start Supplied material

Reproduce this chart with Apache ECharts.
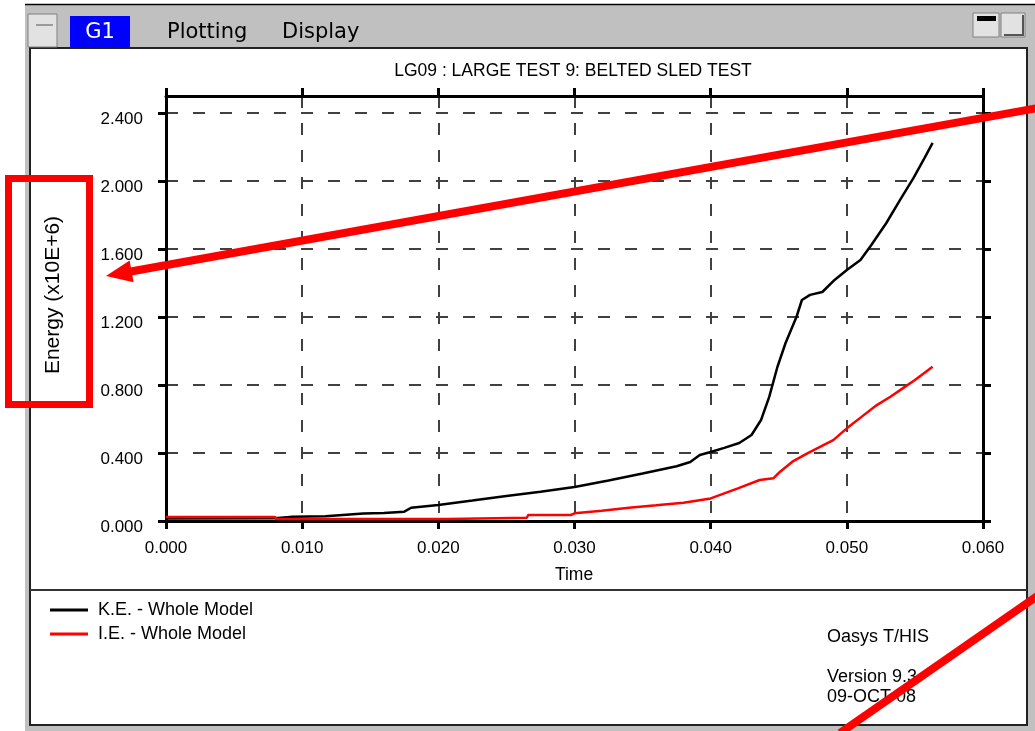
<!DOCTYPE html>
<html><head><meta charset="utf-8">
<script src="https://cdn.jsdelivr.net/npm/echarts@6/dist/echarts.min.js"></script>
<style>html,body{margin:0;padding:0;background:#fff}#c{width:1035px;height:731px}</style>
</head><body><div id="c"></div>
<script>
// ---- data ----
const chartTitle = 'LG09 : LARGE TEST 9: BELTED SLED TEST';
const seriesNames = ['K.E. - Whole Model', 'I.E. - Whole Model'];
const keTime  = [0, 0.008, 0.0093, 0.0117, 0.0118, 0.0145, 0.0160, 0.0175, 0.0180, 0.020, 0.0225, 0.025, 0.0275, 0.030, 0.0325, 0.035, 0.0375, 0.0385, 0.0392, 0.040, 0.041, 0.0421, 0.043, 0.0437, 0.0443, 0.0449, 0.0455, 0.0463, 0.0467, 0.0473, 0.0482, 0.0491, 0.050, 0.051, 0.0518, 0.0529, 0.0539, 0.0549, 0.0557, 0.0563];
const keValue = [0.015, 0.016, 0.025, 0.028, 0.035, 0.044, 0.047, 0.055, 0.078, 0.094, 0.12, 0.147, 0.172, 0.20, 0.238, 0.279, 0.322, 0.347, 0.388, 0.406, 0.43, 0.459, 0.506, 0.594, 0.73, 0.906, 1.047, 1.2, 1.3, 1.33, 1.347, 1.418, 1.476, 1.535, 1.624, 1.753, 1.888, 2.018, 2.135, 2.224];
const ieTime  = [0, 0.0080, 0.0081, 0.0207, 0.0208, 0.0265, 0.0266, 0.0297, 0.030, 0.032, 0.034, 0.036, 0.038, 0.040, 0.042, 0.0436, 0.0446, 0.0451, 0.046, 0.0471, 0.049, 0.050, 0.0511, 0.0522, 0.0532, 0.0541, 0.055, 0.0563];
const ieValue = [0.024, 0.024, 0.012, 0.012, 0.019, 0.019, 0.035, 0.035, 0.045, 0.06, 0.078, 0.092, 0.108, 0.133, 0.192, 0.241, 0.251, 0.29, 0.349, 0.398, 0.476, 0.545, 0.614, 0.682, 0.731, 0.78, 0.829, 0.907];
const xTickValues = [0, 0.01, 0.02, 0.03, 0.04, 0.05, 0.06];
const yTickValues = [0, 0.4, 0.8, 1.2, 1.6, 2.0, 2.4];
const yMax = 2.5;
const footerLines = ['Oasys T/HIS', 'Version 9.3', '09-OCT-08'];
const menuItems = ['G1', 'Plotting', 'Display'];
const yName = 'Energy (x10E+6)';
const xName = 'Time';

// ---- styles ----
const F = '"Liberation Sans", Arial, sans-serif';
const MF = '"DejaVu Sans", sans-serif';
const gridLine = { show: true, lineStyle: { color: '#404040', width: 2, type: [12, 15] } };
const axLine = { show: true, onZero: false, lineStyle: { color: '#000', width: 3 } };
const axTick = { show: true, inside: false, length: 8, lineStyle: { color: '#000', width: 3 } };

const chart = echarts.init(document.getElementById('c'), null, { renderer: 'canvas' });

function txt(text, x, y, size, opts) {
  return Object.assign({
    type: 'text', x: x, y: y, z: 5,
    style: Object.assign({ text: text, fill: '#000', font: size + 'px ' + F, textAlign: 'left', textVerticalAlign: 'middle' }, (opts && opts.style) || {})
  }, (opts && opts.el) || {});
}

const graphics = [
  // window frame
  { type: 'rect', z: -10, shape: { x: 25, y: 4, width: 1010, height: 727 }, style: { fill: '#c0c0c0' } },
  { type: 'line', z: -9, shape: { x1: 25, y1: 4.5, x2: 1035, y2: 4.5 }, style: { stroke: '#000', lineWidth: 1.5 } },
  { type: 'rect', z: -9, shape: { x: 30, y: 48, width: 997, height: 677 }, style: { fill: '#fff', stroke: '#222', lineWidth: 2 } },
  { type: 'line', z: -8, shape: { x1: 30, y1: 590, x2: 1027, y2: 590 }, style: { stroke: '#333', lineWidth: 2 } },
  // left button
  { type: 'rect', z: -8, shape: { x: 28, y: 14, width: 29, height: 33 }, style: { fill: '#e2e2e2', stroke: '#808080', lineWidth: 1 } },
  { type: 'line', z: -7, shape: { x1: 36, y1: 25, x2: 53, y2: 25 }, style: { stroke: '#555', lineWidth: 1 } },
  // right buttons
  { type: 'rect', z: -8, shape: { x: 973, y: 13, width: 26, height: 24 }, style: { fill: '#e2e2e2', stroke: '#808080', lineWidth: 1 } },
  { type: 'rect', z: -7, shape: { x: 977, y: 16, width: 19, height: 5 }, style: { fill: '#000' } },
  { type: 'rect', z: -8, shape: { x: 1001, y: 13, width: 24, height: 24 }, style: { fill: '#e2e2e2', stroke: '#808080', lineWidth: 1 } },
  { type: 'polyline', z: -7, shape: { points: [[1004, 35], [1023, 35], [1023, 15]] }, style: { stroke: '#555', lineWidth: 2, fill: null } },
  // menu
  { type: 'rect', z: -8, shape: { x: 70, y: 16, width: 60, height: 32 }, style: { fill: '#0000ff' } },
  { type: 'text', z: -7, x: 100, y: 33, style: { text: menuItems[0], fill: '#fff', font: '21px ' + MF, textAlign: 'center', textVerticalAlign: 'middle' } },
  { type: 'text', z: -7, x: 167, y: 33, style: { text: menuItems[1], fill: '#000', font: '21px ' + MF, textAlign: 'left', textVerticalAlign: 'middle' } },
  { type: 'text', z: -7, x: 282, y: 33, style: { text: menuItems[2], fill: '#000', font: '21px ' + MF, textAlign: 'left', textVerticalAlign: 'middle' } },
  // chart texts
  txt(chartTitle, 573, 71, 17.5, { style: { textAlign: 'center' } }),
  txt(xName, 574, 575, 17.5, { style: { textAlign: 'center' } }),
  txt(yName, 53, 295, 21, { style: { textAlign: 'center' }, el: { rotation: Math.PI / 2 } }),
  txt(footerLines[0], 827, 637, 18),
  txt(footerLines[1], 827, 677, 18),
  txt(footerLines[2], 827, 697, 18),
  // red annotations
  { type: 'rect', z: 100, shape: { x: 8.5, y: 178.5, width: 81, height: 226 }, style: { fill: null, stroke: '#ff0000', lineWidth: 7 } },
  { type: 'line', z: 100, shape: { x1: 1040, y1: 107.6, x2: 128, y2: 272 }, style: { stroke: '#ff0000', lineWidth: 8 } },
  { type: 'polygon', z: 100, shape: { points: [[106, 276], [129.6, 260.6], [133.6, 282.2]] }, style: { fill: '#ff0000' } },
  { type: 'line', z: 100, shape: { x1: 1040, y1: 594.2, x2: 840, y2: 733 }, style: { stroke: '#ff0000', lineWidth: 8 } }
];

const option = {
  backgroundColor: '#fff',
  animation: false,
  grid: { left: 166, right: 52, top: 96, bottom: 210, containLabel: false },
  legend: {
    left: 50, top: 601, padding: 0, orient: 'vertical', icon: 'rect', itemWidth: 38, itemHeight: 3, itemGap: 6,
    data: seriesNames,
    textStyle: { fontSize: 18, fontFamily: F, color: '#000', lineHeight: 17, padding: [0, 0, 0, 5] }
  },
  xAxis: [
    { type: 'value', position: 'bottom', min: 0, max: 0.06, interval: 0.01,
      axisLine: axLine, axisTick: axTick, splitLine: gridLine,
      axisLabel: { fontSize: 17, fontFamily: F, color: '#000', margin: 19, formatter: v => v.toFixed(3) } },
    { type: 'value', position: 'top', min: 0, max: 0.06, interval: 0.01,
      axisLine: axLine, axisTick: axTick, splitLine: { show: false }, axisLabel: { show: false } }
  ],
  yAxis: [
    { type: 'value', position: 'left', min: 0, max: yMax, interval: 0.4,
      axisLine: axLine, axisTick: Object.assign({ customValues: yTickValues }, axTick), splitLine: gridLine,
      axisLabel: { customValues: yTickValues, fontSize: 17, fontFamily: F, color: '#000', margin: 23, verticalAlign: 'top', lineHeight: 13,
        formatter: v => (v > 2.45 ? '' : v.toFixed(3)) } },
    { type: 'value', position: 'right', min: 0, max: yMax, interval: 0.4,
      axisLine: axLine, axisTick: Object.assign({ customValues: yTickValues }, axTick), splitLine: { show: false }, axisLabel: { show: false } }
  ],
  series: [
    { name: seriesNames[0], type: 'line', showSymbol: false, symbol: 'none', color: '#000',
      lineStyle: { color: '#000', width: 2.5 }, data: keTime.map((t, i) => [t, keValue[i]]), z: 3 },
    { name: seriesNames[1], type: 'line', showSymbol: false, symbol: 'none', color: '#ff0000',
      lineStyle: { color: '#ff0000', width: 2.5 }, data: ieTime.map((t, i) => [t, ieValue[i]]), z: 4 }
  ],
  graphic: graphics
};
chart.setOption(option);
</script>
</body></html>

end Supplied material

The problem
Output exactly the span of lines from the top of the listing through the line holding "const xName = 'Time';", and leave every picture out.

Answer to the task
Reproduce this chart with Apache ECharts.
<!DOCTYPE html>
<html><head><meta charset="utf-8">
<script src="https://cdn.jsdelivr.net/npm/echarts@6/dist/echarts.min.js"></script>
<style>html,body{margin:0;padding:0;background:#fff}#c{width:1035px;height:731px}</style>
</head><body><div id="c"></div>
<script>
// ---- data ----
const chartTitle = 'LG09 : LARGE TEST 9: BELTED SLED TEST';
const seriesNames = ['K.E. - Whole Model', 'I.E. - Whole Model'];
const keTime  = [0, 0.008, 0.0093, 0.0117, 0.0118, 0.0145, 0.0160, 0.0175, 0.0180, 0.020, 0.0225, 0.025, 0.0275, 0.030, 0.0325, 0.035, 0.0375, 0.0385, 0.0392, 0.040, 0.041, 0.0421, 0.043, 0.0437, 0.0443, 0.0449, 0.0455, 0.0463, 0.0467, 0.0473, 0.0482, 0.0491, 0.050, 0.051, 0.0518, 0.0529, 0.0539, 0.0549, 0.0557, 0.0563];
const keValue = [0.015, 0.016, 0.025, 0.028, 0.035, 0.044, 0.047, 0.055, 0.078, 0.094, 0.12, 0.147, 0.172, 0.20, 0.238, 0.279, 0.322, 0.347, 0.388, 0.406, 0.43, 0.459, 0.506, 0.594, 0.73, 0.906, 1.047, 1.2, 1.3, 1.33, 1.347, 1.418, 1.476, 1.535, 1.624, 1.753, 1.888, 2.018, 2.135, 2.224];
const ieTime  = [0, 0.0080, 0.0081, 0.0207, 0.0208, 0.0265, 0.0266, 0.0297, 0.030, 0.032, 0.034, 0.036, 0.038, 0.040, 0.042, 0.0436, 0.0446, 0.0451, 0.046, 0.0471, 0.049, 0.050, 0.0511, 0.0522, 0.0532, 0.0541, 0.055, 0.0563];
const ieValue = [0.024, 0.024, 0.012, 0.012, 0.019, 0.019, 0.035, 0.035, 0.045, 0.06, 0.078, 0.092, 0.108, 0.133, 0.192, 0.241, 0.251, 0.29, 0.349, 0.398, 0.476, 0.545, 0.614, 0.682, 0.731, 0.78, 0.829, 0.907];
const xTickValues = [0, 0.01, 0.02, 0.03, 0.04, 0.05, 0.06];
const yTickValues = [0, 0.4, 0.8, 1.2, 1.6, 2.0, 2.4];
const yMax = 2.5;
const footerLines = ['Oasys T/HIS', 'Version 9.3', '09-OCT-08'];
const menuItems = ['G1', 'Plotting', 'Display'];
const yName = 'Energy (x10E+6)';
const xName = 'Time';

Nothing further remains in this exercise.